Scott Winter has been appointed as the new managing director and chief executive officer of Critical Minerals Group. Credit: File

ASX-listed Critical Minerals Group has appointed experienced mining engineer Scott Winter as its new managing director and CEO after Scott Drelincourt decided to step down from the helm of the company. Drelincourt was instrumental in delivering a maiden resource for Critical Minerals’ flagship Lindfield vanadium project in Queensland that was subsequently upgraded.


The project’s resource now stands at a towering 363 million tonnes grading 0.43 per cent vanadium oxide and 4.8 per cent aluminium oxide. A 254-million-tonne portion of the resource already sits in the higher-confidence “indicated” resource status.


The company recently added aluminium to its vanadium resource base and its scoping study will also look at the possibility of extracting a saleable high-purity alumina (HPA) product from Lindfield.


Mr Winter has experience in mine development and a broad range of technical, operational and construction expertise having worked in underground and open cut operations across a range of commodities including coal, copper, lead zinc, iron ore and lithium.


The company says he is an experienced mining engineer with almost 30 years experience across all aspects of mining exploration, development, engineering, financing and operations.
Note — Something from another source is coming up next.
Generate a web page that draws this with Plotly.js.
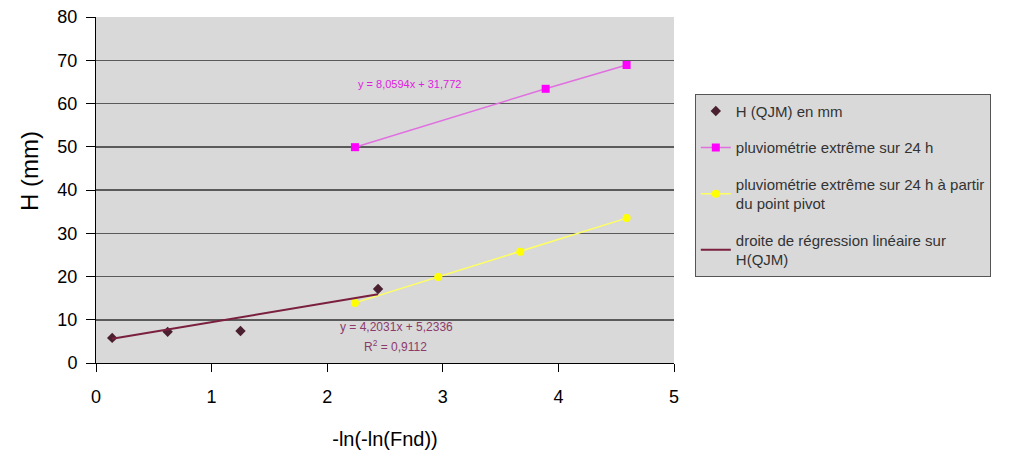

Notably he is the former chief operating officer of entrepreneurial mining giant Mineral Resources and more recently held the role of interim chief executive officer and director at Jupiter Mines.

"Scott’s experience and operational achievements speak for themselves. He has operated the majority of his career in Queensland across a range of development and operational projects which gives the board the confidence that he can advance and complete the development of this significant Queensland mining project". Critical Minerals Group non-executive chair Alan Broome

The company’s Lindfield vanadium project covers 295 square kilometres in the North West mineral province of Queensland, about 30km from the town of Julia Creek.


Vanadium has been traditionally used in high-strength, low-alloy steel, however the current hype surrounding the metal is due to its central role in vanadium redox flow batteries that are suited to large, grid scale energy storage solutions.


Vanadium batteries have been found to handle more charge cycles, are easily expandable at little extra cost, are safer and have a lower decay rate than lithium-ion batteries, making them ideal for large-scale storage applications.


In 2021 the Queensland Government committed $10 million from the “Invested in Queensland” program towards a vanadium common user facility in Townsville for an industrial pilot and demonstration facility for mineral processing. Critical Minerals plans to leverage off the significant grants and incentives put in place to develop domestic vanadium production with a particular focus on vanadium redox flow batteries as a grid scale energy solution.


Earlier this year the Queensland Government allocated $75 million to the facility to support further extraction of high purity alumina, cobalt and rare earths in addition to vanadium production.


Critical Minerals says its Lindfield project is shaping as a key Queensland mining project at a time when global demand for vanadium is building through its use in redox flow battery systems.